▸ Entries
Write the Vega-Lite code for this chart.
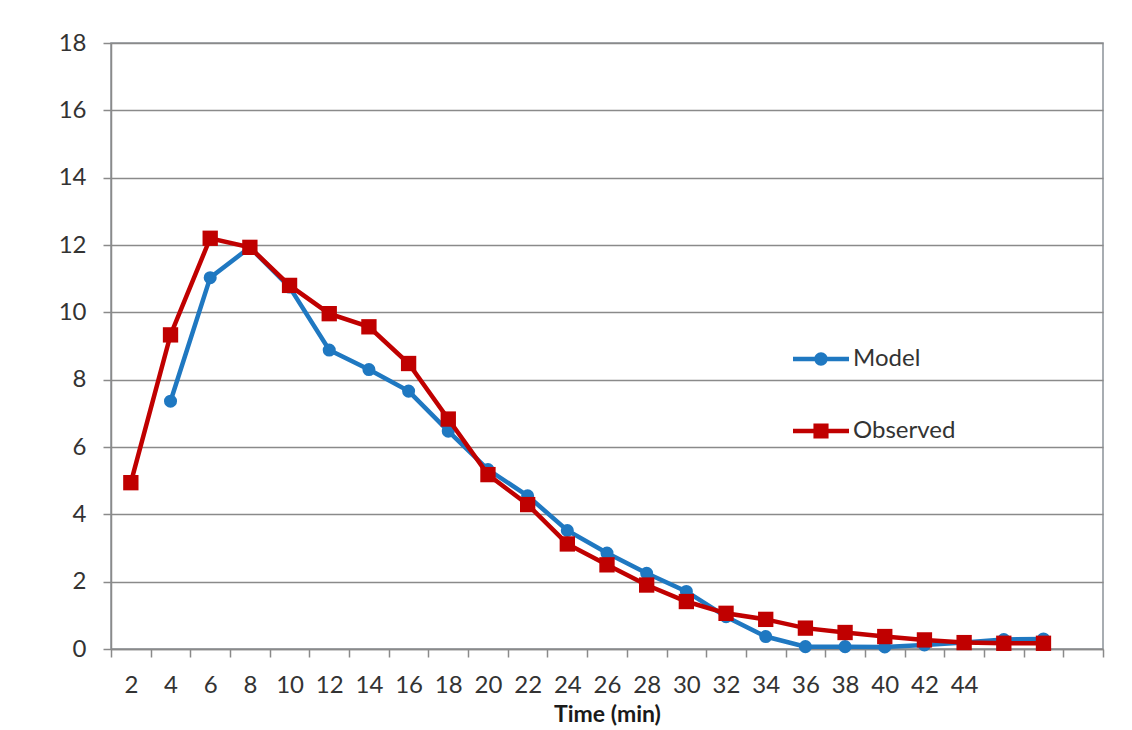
{
  "$schema": "https://vega.github.io/schema/vega-lite/v6.json",
  "width": 992,
  "height": 606,
  "autosize": {"type": "none"},
  "padding": {"left": 111, "top": 43, "right": 29, "bottom": 81},
  "background": "white",
  "config": {
    "font": "Lato",
    "view": {"stroke": "#8c9299", "strokeWidth": 1.5},
    "axis": {
      "domainColor": "#8a8a8a",
      "domainWidth": 1.5,
      "tickColor": "#8a8a8a",
      "tickWidth": 1.5,
      "tickSize": 8,
      "labelColor": "#333333",
      "labelFontSize": 24,
      "labelFont": "Lato",
      "titleFont": "Lato",
      "titleFontSize": 23,
      "titleFontWeight": "bold",
      "titleColor": "#1a1a1a",
      "labelFlush": false,
      "labelOverlap": false
    }
  },
  "resolve": {"legend": {"color": "independent", "shape": "independent"}},
  "data": {
    "values": [
      {"t": 2, "series": "Observed", "value": 4.94},
      {"t": 4, "series": "Model", "value": 7.36},
      {"t": 4, "series": "Observed", "value": 9.33},
      {"t": 6, "series": "Model", "value": 11.03},
      {"t": 6, "series": "Observed", "value": 12.2},
      {"t": 8, "series": "Model", "value": 11.93},
      {"t": 8, "series": "Observed", "value": 11.93},
      {"t": 10, "series": "Model", "value": 10.75},
      {"t": 10, "series": "Observed", "value": 10.8},
      {"t": 12, "series": "Model", "value": 8.88},
      {"t": 12, "series": "Observed", "value": 9.96},
      {"t": 14, "series": "Model", "value": 8.3},
      {"t": 14, "series": "Observed", "value": 9.57},
      {"t": 16, "series": "Model", "value": 7.66},
      {"t": 16, "series": "Observed", "value": 8.48},
      {"t": 18, "series": "Model", "value": 6.47},
      {"t": 18, "series": "Observed", "value": 6.83},
      {"t": 20, "series": "Model", "value": 5.33},
      {"t": 20, "series": "Observed", "value": 5.18},
      {"t": 22, "series": "Model", "value": 4.55},
      {"t": 22, "series": "Observed", "value": 4.29},
      {"t": 24, "series": "Model", "value": 3.52},
      {"t": 24, "series": "Observed", "value": 3.12},
      {"t": 26, "series": "Model", "value": 2.85},
      {"t": 26, "series": "Observed", "value": 2.5},
      {"t": 28, "series": "Model", "value": 2.25},
      {"t": 28, "series": "Observed", "value": 1.9},
      {"t": 30, "series": "Model", "value": 1.71},
      {"t": 30, "series": "Observed", "value": 1.41},
      {"t": 32, "series": "Model", "value": 0.96},
      {"t": 32, "series": "Observed", "value": 1.06},
      {"t": 34, "series": "Model", "value": 0.37},
      {"t": 34, "series": "Observed", "value": 0.88},
      {"t": 36, "series": "Model", "value": 0.07},
      {"t": 36, "series": "Observed", "value": 0.62},
      {"t": 38, "series": "Model", "value": 0.07},
      {"t": 38, "series": "Observed", "value": 0.49},
      {"t": 40, "series": "Model", "value": 0.06},
      {"t": 40, "series": "Observed", "value": 0.37},
      {"t": 42, "series": "Model", "value": 0.12},
      {"t": 42, "series": "Observed", "value": 0.27},
      {"t": 44, "series": "Model", "value": 0.19},
      {"t": 44, "series": "Observed", "value": 0.19},
      {"t": 46, "series": "Model", "value": 0.28},
      {"t": 46, "series": "Observed", "value": 0.17},
      {"t": 48, "series": "Model", "value": 0.3},
      {"t": 48, "series": "Observed", "value": 0.17}
    ]
  },
  "encoding": {
    "x": {
      "field": "t",
      "type": "quantitative",
      "scale": {"domain": [1, 51], "nice": false, "zero": false},
      "axis": {
        "values": [1, 3, 5, 7, 9, 11, 13, 15, 17, 19, 21, 23, 25, 27, 29, 31, 33, 35, 37, 39, 41, 43, 45, 47, 49, 51],
        "labelExpr": "datum.value <= 43 ? '' + (datum.value + 1) : ''",
        "labelOffset": 19.84,
        "labelPadding": 16,
        "grid": false,
        "title": "Time (min)",
        "titlePadding": 6
      }
    },
    "y": {
      "field": "value",
      "type": "quantitative",
      "scale": {"domain": [0, 18], "nice": false},
      "axis": {
        "values": [0, 2, 4, 6, 8, 10, 12, 14, 16, 18],
        "title": null,
        "grid": true,
        "gridColor": "#8a8a8a",
        "gridWidth": 1.5,
        "labelPadding": 17
      }
    }
  },
  "layer": [
    {
      "transform": [{"filter": "datum.series === 'Model'"}],
      "mark": {"type": "line", "strokeWidth": 4.5},
      "encoding": {
        "color": {"field": "series", "type": "nominal", "scale": {"domain": ["Model", "Observed"], "range": ["#1f78c1", "#c00000"]}, "legend": null}
      }
    },
    {
      "transform": [{"filter": "datum.series === 'Model'"}],
      "mark": {"type": "point", "filled": true, "shape": "circle", "size": 170, "opacity": 1},
      "encoding": {
        "color": {"field": "series", "type": "nominal", "legend": null}
      }
    },
    {
      "transform": [{"filter": "datum.series === 'Observed'"}],
      "mark": {"type": "line", "strokeWidth": 4.5},
      "encoding": {
        "color": {"field": "series", "type": "nominal", "legend": null}
      }
    },
    {
      "transform": [{"filter": "datum.series === 'Observed'"}],
      "mark": {"type": "point", "filled": true, "shape": "square", "size": 235, "opacity": 1},
      "encoding": {
        "color": {"field": "series", "type": "nominal", "legend": null}
      }
    },
    {
      "mark": {"type": "point", "filled": true, "opacity": 0},
      "encoding": {
        "color": {
          "field": "series",
          "type": "nominal",
          "legend": {
            "orient": "none", "legendX": 682, "legendY": 288, "padding": 0, "title": null,
            "symbolSize": 3136, "symbolStrokeWidth": 0, "symbolOpacity": 1, "rowPadding": 32,
            "labelFontSize": 24, "labelColor": "#333333", "labelOffset": 4, "labelFont": "Lato"
          }
        },
        "shape": {
          "field": "series",
          "type": "nominal",
          "scale": {
            "domain": ["Model", "Observed"],
            "range": [
              "M-1,-0.08H1V0.08H-1Z M-0.24,0A0.24,0.24 0 1,1 0.24,0A0.24,0.24 0 1,1 -0.24,0Z",
              "M-1,-0.08H1V0.08H-1Z M-0.27,-0.27H0.27V0.27H-0.27Z"
            ]
          },
          "legend": {
            "orient": "none", "legendX": 682, "legendY": 288, "padding": 0, "title": null,
            "symbolSize": 3136, "symbolStrokeWidth": 0, "symbolOpacity": 1, "rowPadding": 32,
            "labelFontSize": 24, "labelColor": "#333333", "labelOffset": 4, "labelFont": "Lato"
          }
        }
      }
    }
  ]
}
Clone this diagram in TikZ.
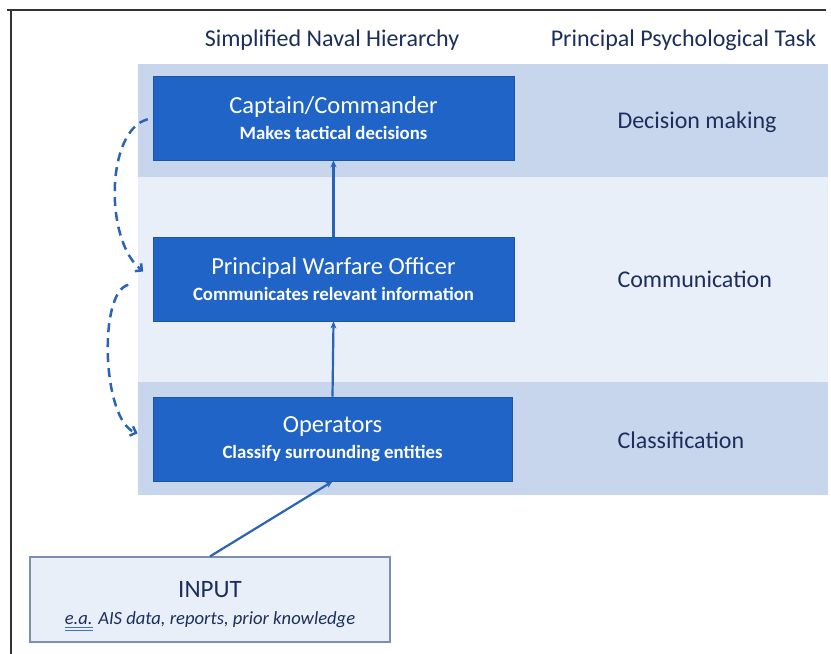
\documentclass[tikz,border=0pt]{standalone}
\usepackage{fontspec}
\setmainfont{Carlito}
\usetikzlibrary{arrows.meta,calc}
\definecolor{boxblue}{HTML}{1F64C6}
\definecolor{boxedge}{HTML}{1A55A8}
\definecolor{banddark}{HTML}{C7D6EC}
\definecolor{bandlight}{HTML}{E9EFF9}
\definecolor{navy}{HTML}{1C2F5C}
\definecolor{arrowblue}{HTML}{2A63B8}
\definecolor{inpfill}{HTML}{E9EFF9}
\definecolor{inpedge}{HTML}{7B8FAE}
\definecolor{frame}{HTML}{333333}
\definecolor{ulblue}{HTML}{3F6FD0}
\newlength\ealen
\newcommand\eaul[1]{\settowidth{\ealen}{#1}\rlap{\textcolor{ulblue}{\rule[-3.5pt]{\ealen}{1.1pt}}}\rlap{\textcolor{ulblue}{\rule[-6.5pt]{\ealen}{1.1pt}}}#1}
\newcommand\ttl[1]{{\fontsize{24.5}{26}\selectfont #1}}
\newcommand\sub[1]{{\fontsize{18.8}{26}\selectfont\bfseries #1}}
\tikzset{
  rolebox/.style={draw=boxedge, line width=0.8pt, fill=boxblue, text=white, minimum width=361pt, minimum height=84pt, inner sep=0pt, align=center, font=\fontsize{18}{26}\selectfont},
  tasklbl/.style={text=navy, anchor=west, font=\fontsize{24}{28}\selectfont},
  header/.style={text=navy, font=\fontsize{24}{28}\selectfont},
  uparrow/.style={draw=arrowblue, line width=2.2pt, -{Stealth[length=7pt,width=6pt]}},
  dasharrow/.style={draw=arrowblue, line width=2.5pt, dash pattern=on 9pt off 6pt, -{Straight Barb[length=5pt,width=10pt]}},
}
\begin{document}
\begin{tikzpicture}[x=1pt,y=-1pt]
\useasboundingbox (0,0) rectangle (831,654);
% frame
\draw[frame, line width=1.2pt] (7,10) -- (826,10);
\draw[frame, line width=1.2pt] (11,10) -- (11,654);
% bands
\fill[banddark] (138,64) rectangle (828,177);
\fill[bandlight] (138,177) rectangle (828,382);
\fill[banddark] (138,382) rectangle (828,495);
% headers
\node[header] (h1) at (332,40) {Simplified Naval Hierarchy};
\node[header] (h2) at (683.5,40) {Principal Psychological Task};
% role boxes
\node[rolebox] (cap) at (333.5,118) {\ttl{Captain/Commander}\\\sub{Makes tactical decisions}};
\node[rolebox] (pwo) at (333.5,279) {\ttl{Principal Warfare Officer}\\\sub{Communicates relevant information}};
\node[rolebox, minimum width=359pt] (ops) at (332.5,439) {\ttl{Operators}\\\sub{Classify surrounding entities}};
% task labels
\node[tasklbl] (t1) at (614,122) {Decision making};
\node[tasklbl] (t2) at (614,279) {Communication};
\node[tasklbl] (t3) at (614,440) {Classification};
% input box
\node[draw=inpedge, line width=1.2pt, fill=inpfill, minimum width=360pt, minimum height=85pt, inner sep=0pt, align=center, text=navy, font=\fontsize{18}{27}\selectfont] (inp) at (210,599.5)
  {\rule{0pt}{29pt}{\fontsize{25}{27}\selectfont INPUT}\\{\fontsize{18.6}{27}\selectfont\itshape \eaul{e.a.} AIS data, reports, prior knowledge}};
% arrows
\draw[uparrow] (ops.north) -- (pwo.south);
\draw[uparrow] (pwo.north) -- (cap.south);
\draw[uparrow] (inp.north) -- (ops.south);
% dashed feedback arrows
\draw[dasharrow, shorten <=5pt, shorten >=12pt] (cap.west) .. controls (106,130) and (104,240) .. (pwo.west);
\draw[dasharrow, shorten <=25pt, shorten >=16pt] (pwo.west) .. controls (98,292) and (102,420) .. (ops.west);
\end{tikzpicture}
\end{document}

▸ Task goal
Pull every line holding "this" out of the records.

▸ The output
Write the Vega-Lite code for this chart.
Clone this diagram in TikZ.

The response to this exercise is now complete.